◆ **WHAT THIS TASK INVOLVES**
From the data that follows, copy every line holding the string "matplotlib".

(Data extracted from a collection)
**********

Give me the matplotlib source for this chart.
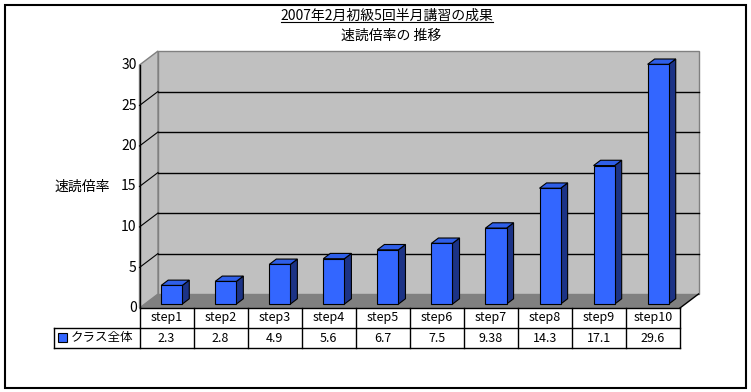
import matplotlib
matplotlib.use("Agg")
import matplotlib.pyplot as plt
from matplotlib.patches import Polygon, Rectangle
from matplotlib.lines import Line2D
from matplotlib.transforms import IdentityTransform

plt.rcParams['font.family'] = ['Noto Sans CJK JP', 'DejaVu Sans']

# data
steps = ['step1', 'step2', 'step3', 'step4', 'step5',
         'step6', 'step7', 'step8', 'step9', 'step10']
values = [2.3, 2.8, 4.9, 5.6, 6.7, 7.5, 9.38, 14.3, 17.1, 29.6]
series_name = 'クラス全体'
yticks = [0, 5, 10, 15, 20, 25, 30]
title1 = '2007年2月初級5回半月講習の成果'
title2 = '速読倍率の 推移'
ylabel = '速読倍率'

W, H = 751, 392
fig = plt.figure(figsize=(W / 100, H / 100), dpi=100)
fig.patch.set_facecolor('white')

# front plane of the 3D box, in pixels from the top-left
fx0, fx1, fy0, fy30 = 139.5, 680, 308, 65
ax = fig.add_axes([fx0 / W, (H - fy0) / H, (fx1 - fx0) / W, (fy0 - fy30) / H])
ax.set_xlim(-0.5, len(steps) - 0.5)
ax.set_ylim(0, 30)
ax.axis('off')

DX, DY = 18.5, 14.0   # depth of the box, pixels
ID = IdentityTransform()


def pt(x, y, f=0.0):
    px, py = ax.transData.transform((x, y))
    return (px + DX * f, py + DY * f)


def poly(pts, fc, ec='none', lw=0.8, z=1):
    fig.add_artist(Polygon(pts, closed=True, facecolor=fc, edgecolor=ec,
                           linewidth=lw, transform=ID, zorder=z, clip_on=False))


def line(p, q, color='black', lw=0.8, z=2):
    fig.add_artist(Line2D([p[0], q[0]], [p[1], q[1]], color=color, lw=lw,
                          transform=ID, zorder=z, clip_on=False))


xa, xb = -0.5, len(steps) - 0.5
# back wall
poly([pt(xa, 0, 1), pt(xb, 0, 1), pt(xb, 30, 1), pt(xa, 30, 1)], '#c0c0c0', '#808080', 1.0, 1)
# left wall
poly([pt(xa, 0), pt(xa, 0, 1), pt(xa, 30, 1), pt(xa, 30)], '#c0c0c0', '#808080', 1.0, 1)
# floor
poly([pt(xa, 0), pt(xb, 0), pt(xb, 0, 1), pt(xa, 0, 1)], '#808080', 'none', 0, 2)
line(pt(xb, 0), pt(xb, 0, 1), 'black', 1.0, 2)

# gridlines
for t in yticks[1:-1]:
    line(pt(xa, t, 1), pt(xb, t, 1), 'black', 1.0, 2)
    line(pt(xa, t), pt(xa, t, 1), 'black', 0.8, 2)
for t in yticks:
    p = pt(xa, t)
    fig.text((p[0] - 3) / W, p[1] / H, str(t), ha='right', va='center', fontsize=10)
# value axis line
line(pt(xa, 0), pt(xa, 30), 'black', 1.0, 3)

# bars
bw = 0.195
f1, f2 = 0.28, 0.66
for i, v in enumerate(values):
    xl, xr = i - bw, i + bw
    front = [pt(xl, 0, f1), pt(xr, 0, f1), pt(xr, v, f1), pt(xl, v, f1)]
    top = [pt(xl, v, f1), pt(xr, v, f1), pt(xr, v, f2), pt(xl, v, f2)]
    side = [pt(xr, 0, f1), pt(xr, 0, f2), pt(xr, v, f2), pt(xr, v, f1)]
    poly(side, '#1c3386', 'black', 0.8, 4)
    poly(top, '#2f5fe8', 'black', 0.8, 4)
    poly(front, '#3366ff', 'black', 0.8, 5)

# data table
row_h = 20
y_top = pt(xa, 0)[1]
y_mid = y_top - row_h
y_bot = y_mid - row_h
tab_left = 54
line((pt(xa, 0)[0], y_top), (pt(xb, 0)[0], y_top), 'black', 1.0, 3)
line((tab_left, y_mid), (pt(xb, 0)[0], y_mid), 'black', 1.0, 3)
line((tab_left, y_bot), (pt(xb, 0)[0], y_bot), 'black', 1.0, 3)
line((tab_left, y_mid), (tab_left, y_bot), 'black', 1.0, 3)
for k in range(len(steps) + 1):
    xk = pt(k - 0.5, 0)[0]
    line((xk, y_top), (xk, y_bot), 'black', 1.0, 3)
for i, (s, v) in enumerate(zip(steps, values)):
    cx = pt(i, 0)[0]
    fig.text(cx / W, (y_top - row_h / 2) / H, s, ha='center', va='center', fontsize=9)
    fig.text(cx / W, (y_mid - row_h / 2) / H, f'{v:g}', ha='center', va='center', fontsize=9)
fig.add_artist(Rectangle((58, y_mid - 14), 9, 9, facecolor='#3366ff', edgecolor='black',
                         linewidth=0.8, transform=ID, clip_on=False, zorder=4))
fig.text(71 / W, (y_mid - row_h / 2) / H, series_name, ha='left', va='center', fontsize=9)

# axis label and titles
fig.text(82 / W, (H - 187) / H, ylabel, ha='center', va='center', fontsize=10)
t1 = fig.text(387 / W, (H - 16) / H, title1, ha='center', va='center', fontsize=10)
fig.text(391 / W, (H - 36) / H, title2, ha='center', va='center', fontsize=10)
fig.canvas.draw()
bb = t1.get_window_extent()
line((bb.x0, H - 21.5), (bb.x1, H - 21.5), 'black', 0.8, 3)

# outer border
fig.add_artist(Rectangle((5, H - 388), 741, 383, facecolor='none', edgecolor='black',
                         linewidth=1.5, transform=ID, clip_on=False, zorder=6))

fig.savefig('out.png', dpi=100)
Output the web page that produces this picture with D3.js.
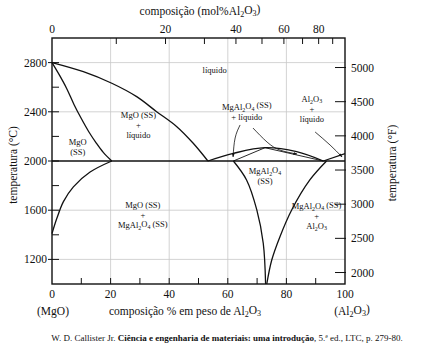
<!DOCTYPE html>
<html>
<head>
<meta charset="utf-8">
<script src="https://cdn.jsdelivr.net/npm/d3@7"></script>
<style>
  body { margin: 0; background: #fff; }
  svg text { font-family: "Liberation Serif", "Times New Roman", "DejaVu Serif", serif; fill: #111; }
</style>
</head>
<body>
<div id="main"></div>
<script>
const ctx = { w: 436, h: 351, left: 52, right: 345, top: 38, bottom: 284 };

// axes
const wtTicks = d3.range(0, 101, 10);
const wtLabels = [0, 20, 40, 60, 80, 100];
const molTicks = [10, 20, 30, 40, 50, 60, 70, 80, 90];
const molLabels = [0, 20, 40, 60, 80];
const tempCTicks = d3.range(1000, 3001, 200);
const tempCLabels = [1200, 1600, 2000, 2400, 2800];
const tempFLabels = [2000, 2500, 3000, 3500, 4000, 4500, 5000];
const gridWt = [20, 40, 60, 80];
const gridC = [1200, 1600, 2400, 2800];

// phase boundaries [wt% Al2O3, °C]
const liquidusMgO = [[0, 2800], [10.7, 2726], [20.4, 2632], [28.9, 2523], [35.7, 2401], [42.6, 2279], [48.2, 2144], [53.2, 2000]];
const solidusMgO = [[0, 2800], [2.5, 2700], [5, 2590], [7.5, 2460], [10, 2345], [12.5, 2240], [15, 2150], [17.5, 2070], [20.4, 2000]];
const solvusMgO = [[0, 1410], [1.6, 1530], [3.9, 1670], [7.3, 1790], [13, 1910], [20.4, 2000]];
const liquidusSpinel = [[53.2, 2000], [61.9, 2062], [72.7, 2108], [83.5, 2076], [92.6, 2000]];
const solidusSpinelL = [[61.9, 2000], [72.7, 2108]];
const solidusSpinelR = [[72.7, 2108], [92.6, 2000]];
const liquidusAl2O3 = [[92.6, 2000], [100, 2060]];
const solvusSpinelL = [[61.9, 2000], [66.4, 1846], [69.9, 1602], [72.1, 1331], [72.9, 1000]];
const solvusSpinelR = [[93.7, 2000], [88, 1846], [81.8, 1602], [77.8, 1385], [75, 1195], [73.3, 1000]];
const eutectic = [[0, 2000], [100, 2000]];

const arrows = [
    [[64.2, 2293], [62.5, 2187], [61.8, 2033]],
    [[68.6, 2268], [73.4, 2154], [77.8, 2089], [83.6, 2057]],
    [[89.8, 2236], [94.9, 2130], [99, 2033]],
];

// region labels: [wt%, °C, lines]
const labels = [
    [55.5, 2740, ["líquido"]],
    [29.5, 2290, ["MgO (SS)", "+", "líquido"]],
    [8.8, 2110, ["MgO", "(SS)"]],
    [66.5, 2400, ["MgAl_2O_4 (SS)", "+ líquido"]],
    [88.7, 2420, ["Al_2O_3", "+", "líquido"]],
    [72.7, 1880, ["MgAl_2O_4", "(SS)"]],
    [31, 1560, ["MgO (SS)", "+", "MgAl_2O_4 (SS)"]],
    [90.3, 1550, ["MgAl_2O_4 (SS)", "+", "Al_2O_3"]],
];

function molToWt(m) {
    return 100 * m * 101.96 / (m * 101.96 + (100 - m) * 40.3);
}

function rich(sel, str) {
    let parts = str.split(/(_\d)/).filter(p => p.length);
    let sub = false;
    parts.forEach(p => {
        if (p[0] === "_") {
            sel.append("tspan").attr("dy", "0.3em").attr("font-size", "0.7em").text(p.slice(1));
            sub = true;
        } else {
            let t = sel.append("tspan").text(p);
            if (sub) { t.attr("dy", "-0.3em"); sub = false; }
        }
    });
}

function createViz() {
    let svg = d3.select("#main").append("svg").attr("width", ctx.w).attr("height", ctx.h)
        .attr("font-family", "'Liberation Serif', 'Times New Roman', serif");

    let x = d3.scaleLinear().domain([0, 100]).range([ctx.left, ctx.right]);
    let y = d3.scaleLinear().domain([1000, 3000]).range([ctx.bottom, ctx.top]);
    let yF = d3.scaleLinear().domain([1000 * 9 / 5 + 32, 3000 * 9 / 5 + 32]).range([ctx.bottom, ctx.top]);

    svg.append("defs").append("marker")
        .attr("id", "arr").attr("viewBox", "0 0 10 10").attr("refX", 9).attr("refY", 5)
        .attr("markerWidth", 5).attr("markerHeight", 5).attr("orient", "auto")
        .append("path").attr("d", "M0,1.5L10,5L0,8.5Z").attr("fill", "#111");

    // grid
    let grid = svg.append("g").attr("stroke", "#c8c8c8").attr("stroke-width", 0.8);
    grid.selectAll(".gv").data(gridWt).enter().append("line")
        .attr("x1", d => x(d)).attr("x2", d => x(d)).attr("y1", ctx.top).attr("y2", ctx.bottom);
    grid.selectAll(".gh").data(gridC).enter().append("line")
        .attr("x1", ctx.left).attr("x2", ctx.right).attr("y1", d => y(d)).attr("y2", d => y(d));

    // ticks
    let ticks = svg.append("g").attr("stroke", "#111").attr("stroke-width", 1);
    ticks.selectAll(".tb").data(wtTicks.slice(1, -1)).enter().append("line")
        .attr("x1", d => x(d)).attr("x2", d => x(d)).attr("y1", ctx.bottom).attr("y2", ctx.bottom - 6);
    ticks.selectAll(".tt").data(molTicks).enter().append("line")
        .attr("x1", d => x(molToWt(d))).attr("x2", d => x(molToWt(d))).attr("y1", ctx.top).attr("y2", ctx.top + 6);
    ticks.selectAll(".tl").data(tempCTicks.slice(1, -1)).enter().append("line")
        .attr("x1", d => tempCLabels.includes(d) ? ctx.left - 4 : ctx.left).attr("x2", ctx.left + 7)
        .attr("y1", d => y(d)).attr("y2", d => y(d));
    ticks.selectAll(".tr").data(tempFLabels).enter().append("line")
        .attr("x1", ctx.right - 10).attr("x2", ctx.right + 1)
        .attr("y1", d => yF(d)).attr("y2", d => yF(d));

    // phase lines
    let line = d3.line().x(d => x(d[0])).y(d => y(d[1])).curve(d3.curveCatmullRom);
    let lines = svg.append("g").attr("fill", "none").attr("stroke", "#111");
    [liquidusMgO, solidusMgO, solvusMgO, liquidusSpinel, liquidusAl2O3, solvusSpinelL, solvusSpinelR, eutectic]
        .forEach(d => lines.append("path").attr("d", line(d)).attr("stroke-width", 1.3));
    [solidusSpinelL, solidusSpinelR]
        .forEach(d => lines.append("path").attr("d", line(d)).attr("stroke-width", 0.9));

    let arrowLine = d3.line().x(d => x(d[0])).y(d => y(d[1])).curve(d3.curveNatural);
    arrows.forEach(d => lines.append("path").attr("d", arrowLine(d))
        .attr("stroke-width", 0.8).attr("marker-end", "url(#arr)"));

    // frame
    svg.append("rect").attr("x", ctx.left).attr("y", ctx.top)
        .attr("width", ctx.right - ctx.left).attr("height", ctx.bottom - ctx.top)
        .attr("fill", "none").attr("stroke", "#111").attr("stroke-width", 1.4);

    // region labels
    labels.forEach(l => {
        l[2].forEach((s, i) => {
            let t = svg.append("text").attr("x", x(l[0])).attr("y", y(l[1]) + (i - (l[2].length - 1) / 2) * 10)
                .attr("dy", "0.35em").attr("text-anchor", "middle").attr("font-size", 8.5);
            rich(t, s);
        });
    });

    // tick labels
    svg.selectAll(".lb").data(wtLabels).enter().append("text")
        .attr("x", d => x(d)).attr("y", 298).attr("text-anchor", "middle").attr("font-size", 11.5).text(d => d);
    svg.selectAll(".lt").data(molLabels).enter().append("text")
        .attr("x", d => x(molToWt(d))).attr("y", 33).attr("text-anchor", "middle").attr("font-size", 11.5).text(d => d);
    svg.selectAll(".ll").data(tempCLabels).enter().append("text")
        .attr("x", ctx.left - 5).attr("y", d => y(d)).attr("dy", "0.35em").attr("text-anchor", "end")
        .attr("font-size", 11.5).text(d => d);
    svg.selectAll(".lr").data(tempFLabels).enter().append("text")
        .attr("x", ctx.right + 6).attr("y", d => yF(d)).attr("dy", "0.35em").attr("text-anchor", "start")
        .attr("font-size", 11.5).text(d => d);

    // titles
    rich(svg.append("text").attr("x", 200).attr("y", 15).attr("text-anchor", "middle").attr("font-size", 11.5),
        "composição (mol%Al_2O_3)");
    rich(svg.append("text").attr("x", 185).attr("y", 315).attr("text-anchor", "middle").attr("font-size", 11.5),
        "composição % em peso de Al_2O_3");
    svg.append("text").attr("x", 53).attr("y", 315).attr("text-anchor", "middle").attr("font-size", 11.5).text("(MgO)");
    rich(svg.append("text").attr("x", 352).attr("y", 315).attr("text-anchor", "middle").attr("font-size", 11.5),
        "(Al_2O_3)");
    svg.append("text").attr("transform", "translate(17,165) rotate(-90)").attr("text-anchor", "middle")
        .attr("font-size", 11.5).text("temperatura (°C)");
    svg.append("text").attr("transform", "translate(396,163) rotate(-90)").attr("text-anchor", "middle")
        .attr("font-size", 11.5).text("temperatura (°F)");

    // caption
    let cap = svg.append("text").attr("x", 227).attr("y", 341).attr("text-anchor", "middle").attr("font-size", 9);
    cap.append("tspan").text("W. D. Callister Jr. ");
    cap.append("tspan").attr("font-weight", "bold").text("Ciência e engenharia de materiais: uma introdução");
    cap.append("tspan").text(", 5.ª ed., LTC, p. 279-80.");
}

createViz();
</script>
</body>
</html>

**********

◆ **PROBLEM SOLUTION**
Give me the matplotlib source for this chart.
import matplotlib
matplotlib.use("Agg")
import matplotlib.pyplot as plt
from matplotlib.patches import Polygon, Rectangle
from matplotlib.lines import Line2D
from matplotlib.transforms import IdentityTransform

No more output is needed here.